The Capital’s twilight economy explodes during the August showcase, with many bars and nightclubs serving up drinks until 5am.

But transport chiefs have decided to stop running ­services on the £776 million tram network at 11.08pm – almost six hours before last orders are called.

Festival bosses have called for a U-turn while cabbies insist the city is poised for a “perfect storm” of transport chaos after a string of central taxi ranks were removed so restaurants could spill out onto the pavements.

Tommy Sheppard, who runs The Stand comedy club and the Assembly Rooms, said he was “surprised” tram chiefs failed to exploit a tourist windfall by running later services.

He said: “We’ve got shows running until 1.30am along the route and thousands of people for whom the tram would be an efficient and safe means to get home if they live in west ­Edinburgh. I think it would be good if they could reconsider that.

“It is very surprising. ­Normally the people who run public transport take a view on seasonal demand, so I would have thought that is a decision that needs reviewed.”

And he added: “But, I guess the taxi drivers will be happy.”

Comedian Susan Morrison, a Fringe veteran, said tram chiefs had made an “embarrasing” move.

“Are the tram operators ­seriously suggesting that everyone should be tucked up in their beds by the midnight hour?” she asked. “That’s ridiculous. Edinburgh is a tourist city, especially during August when we have people from all over the world coming here.

“They’d like to play on the trams, I’m sure.”

Councillor Gavin Corbett, finance spokesman for Edinburgh Greens, joined a chorus of calls to reverse the decision.

He said: “My instinct is that there must be a decent business case for extending the tram operation during the ­festival period given the increased footfall late at night.

“If so, I hope Transport for Edinburgh will look at it again.

“For years now, the city has sheepishly been telling visitors that the trams were eventually coming while admitting that the city centre was not looking its best during the work.

“Now that the trams have arrived at last, we should be doing all we can to ensure that visitors can actually use them.”

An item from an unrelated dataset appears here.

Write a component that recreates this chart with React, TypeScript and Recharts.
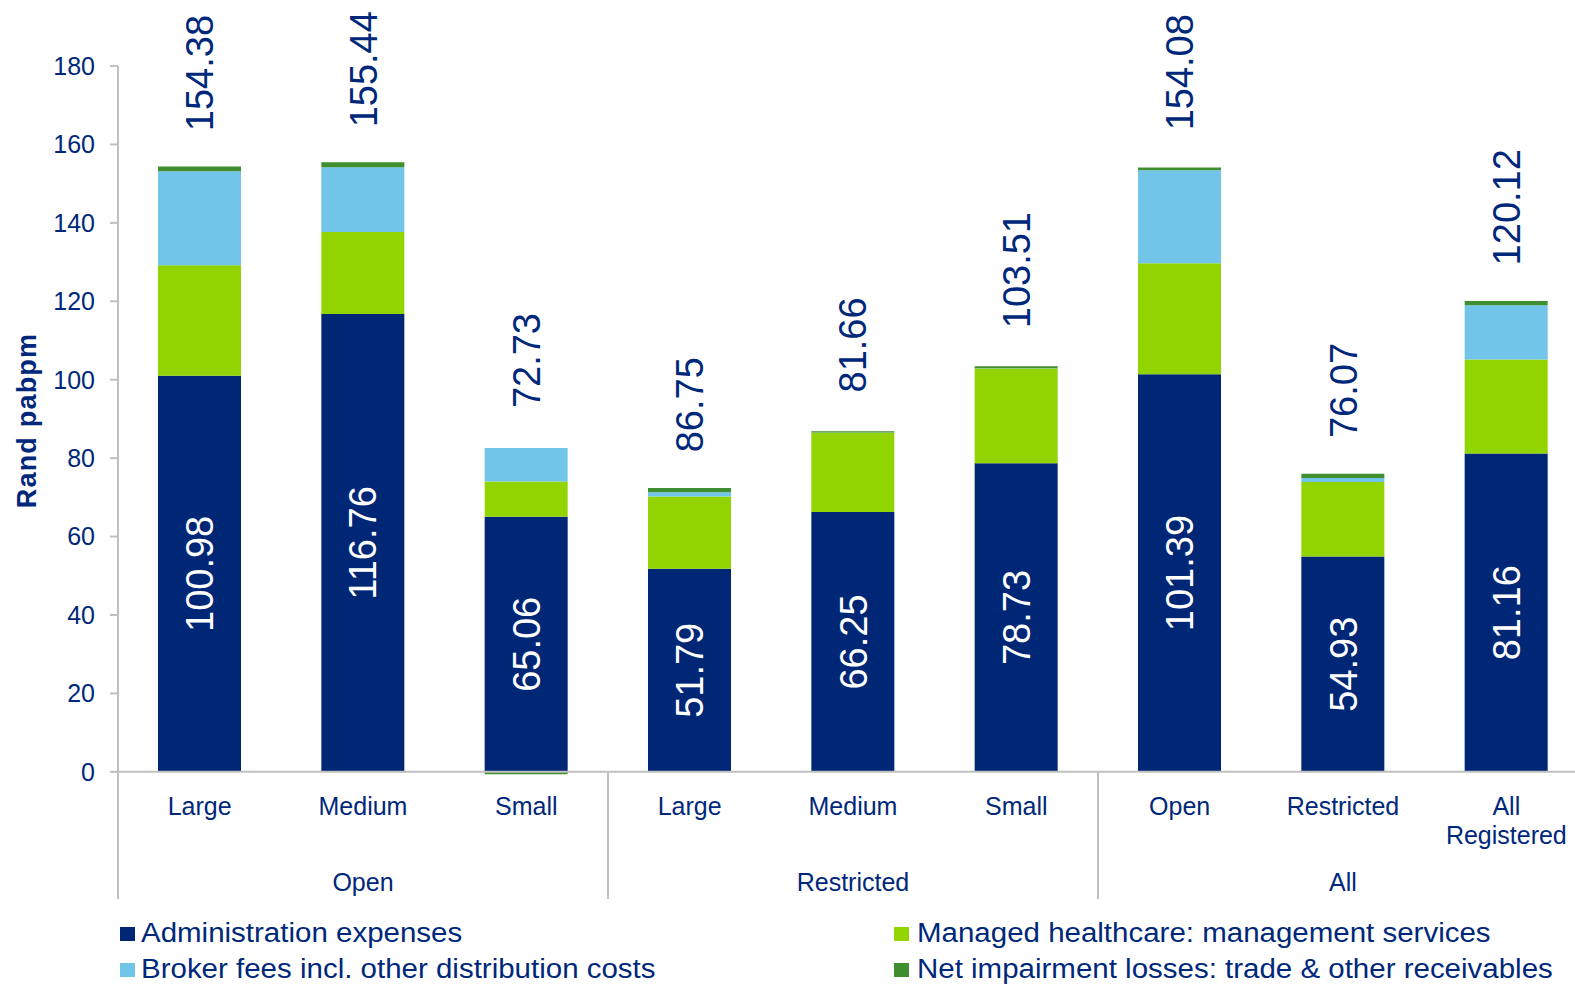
import React from 'react';
import { BarChart, Bar, XAxis, YAxis, ReferenceLine, LabelList } from 'recharts';

const categories = ['Large', 'Medium', 'Small', 'Large', 'Medium', 'Small', 'Open', 'Restricted', 'All Registered'];
const groups = ['Open', 'Open', 'Open', 'Restricted', 'Restricted', 'Restricted', 'All', 'All', 'All'];
const adminExpenses = [100.98, 116.76, 65.06, 51.79, 66.25, 78.73, 101.39, 54.93, 81.16];
const managedHealthcare = [28.2, 20.9, 9.0, 18.4, 20.2, 24.1, 28.3, 19.0, 24.0];
const brokerFees = [24.0, 16.5, 8.5, 1.1, 0.1, 0.1, 23.7, 1.0, 13.8];
const netImpairment = [1.2, 1.28, -0.6, 1.1, 0.3, 0.5, 0.7, 1.1, 1.1];
const totalLabels = ['154.38', '155.44', '72.73', '86.75', '81.66', '103.51', '154.08', '76.07', '120.12'];
const yTicks = [0, 20, 40, 60, 80, 100, 120, 140, 160, 180];

const seriesNames = [
  'Administration expenses',
  'Managed healthcare: management services',
  'Broker fees incl. other distribution costs',
  'Net impairment losses: trade & other receivables',
];

const NAVY = '#002776';
const TEXT = '#00287A';
const GREEN = '#92D400';
const BLUE = '#71C5E8';
const DKGREEN = '#3F8E2F';
const AXIS = '#C0C0C0';
const FONT = '"Liberation Sans", Arial, sans-serif';

const data = categories.map((c, i) => ({
  category: c,
  group: groups[i],
  admin: adminExpenses[i],
  managed: managedHealthcare[i],
  broker: brokerFees[i],
  impairment: netImpairment[i],
  total: totalLabels[i],
}));

const CategoryTick = (props: any) => {
  const { x, y, payload, index } = props;
  const half = payload && typeof payload.offset === 'number' && payload.offset > 0 ? payload.offset : 81.6;
  const i = typeof index === 'number' ? index : payload.index;
  const g = groups[i];
  const startGroup = i === 0 || groups[i - 1] !== g;
  const endGroup = i === groups.length - 1 || groups[i + 1] !== g;
  const members = groups.map((v, k) => (v === g ? k : -1)).filter((k) => k >= 0);
  const mid = members[Math.floor(members.length / 2)];
  const lines = String(payload.value).split(' ');
  return (
    <g>
      {lines.map((ln, k) => (
        <text key={k} x={x} y={y + 40 + k * 29} textAnchor="middle" fill={TEXT} fontSize={25} fontFamily={FONT}>
          {ln}
        </text>
      ))}
      {startGroup && <line x1={x - half} x2={x - half} y1={y - 4} y2={y + 124} stroke={AXIS} strokeWidth={2} />}
      {endGroup && <line x1={x + half} x2={x + half} y1={y - 4} y2={y + 124} stroke={AXIS} strokeWidth={2} />}
      {i === mid && (
        <text x={x} y={y + 116} textAnchor="middle" fill={TEXT} fontSize={25} fontFamily={FONT}>
          {g}
        </text>
      )}
    </g>
  );
};

const InnerLabel = (props: any) => {
  const vb = props.viewBox || {};
  const x = props.x ?? vb.x;
  const y = props.y ?? vb.y;
  const width = props.width ?? vb.width;
  const height = props.height ?? vb.height;
  const cx = x + width / 2;
  const cy = y + height / 2;
  return (
    <text x={cx} y={cy} dy="0.36em" transform={`rotate(-90, ${cx}, ${cy})`} textAnchor="middle" fill="#FFFFFF" fontSize={38} fontFamily={FONT}>
      {Number(props.value).toFixed(2)}
    </text>
  );
};

const TopLabel = (props: any) => {
  const vb = props.viewBox || {};
  const x = props.x ?? vb.x;
  const y = props.y ?? vb.y;
  const width = props.width ?? vb.width;
  const cx = x + width / 2;
  const by = y - 40;
  return (
    <text x={cx} y={by} dy="0.36em" transform={`rotate(-90, ${cx}, ${by})`} textAnchor="start" fill={TEXT} fontSize={38} fontFamily={FONT}>
      {props.value}
    </text>
  );
};

const YTitle = (props: any) => {
  const vb = props.viewBox || { x: 0, y: 66, width: 118, height: 709 };
  const cx = vb.x + 36;
  const cy = vb.y + vb.height / 2;
  return (
    <text x={cx} y={cy} transform={`rotate(-90, ${cx}, ${cy})`} textAnchor="middle" fill={TEXT} fontSize={27} fontWeight="bold" letterSpacing={1.2} fontFamily={FONT}>
      Rand pabpm
    </text>
  );
};

const legendColors = [NAVY, GREEN, BLUE, DKGREEN];

export default function App() {
  return (
    <div style={{ position: 'fixed', left: 0, top: 0, width: 1575, height: 984, overflow: 'hidden', background: '#FFFFFF' }}>
      <BarChart
        width={1588}
        height={984}
        data={data}
        stackOffset="sign"
        margin={{ top: 66, right: 0, left: 0, bottom: 79 }}
        barSize={83}
      >
        <XAxis
          dataKey="category"
          height={130}
          axisLine={false}
          tickLine={false}
          tickSize={0}
          tickMargin={0}
          interval={0}
          tick={<CategoryTick />}
        />
        <YAxis
          width={118}
          domain={[-0.8, 180]}
          allowDataOverflow
          ticks={yTicks}
          axisLine={{ stroke: AXIS, strokeWidth: 2 }}
          tickLine={{ stroke: AXIS, strokeWidth: 2 }}
          tickSize={8}
          tickMargin={15}
          tick={{ fill: TEXT, fontSize: 25, fontFamily: FONT }}
          label={<YTitle />}
        />
        <Bar dataKey="admin" stackId="a" fill={NAVY} isAnimationActive={false}>
          <LabelList dataKey="admin" content={<InnerLabel />} />
        </Bar>
        <Bar dataKey="managed" stackId="a" fill={GREEN} isAnimationActive={false} />
        <Bar dataKey="broker" stackId="a" fill={BLUE} isAnimationActive={false}>
          <LabelList dataKey="total" content={<TopLabel />} />
        </Bar>
        <Bar dataKey="impairment" stackId="a" fill={DKGREEN} isAnimationActive={false} />
        <ReferenceLine y={0} stroke={AXIS} strokeWidth={2} />
      </BarChart>
      <svg width={1575} height={984} style={{ position: 'absolute', left: 0, top: 0, pointerEvents: 'none' }}>
        {seriesNames.map((name, i) => {
          const col = i % 2;
          const row = Math.floor(i / 2);
          const sx = col === 0 ? 120 : 894;
          const tx = col === 0 ? sx + 21 : sx + 23;
          const baseY = 942 + row * 36;
          return (
            <g key={name}>
              <rect x={sx} y={baseY - 15} width={15} height={14} fill={legendColors[i]} />
              <text transform={`translate(${tx}, ${baseY}) scale(1.053, 1)`} x={0} y={0} fill={TEXT} fontSize={28} fontFamily={FONT}>
                {name}
              </text>
            </g>
          );
        })}
      </svg>
    </div>
  );
}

And Cllr Cameron Rose, leader of Edinburgh Conservatives, pulled no punches with tram bosses saying the ­network’s management was starting to look “unoriginal, unexciting and unhelpful”.

“This points to them not responding quickly enough to customer needs,” he said.

Meanwhile, director of Central Taxis Tony Kenmuir, said suspended taxi ranks in the city centre – ousted by outdoor decking on George Street and construction work in St Andrew Square – could cause a public order nightmare for the police as thousands of late-night revellers scrambled to get home.

He said: “You’ve got everbody spilling out of the Assembly Rooms, everybody spilling out of the Spiegeltent, how do they get home?

“That will be a security issue and a police issue.”

A spokeswoman for Transport for Edinburgh said: “We have no plans to introduce later journeys on Edinburgh Trams.

“Our Nightbus network will be fully operational throughout the festival and will offer safe, reliable transport to residents and visitors across the city.”

A spokeswoman for the council said: “Timetabling issues are a matter for Transport for Edinburgh.”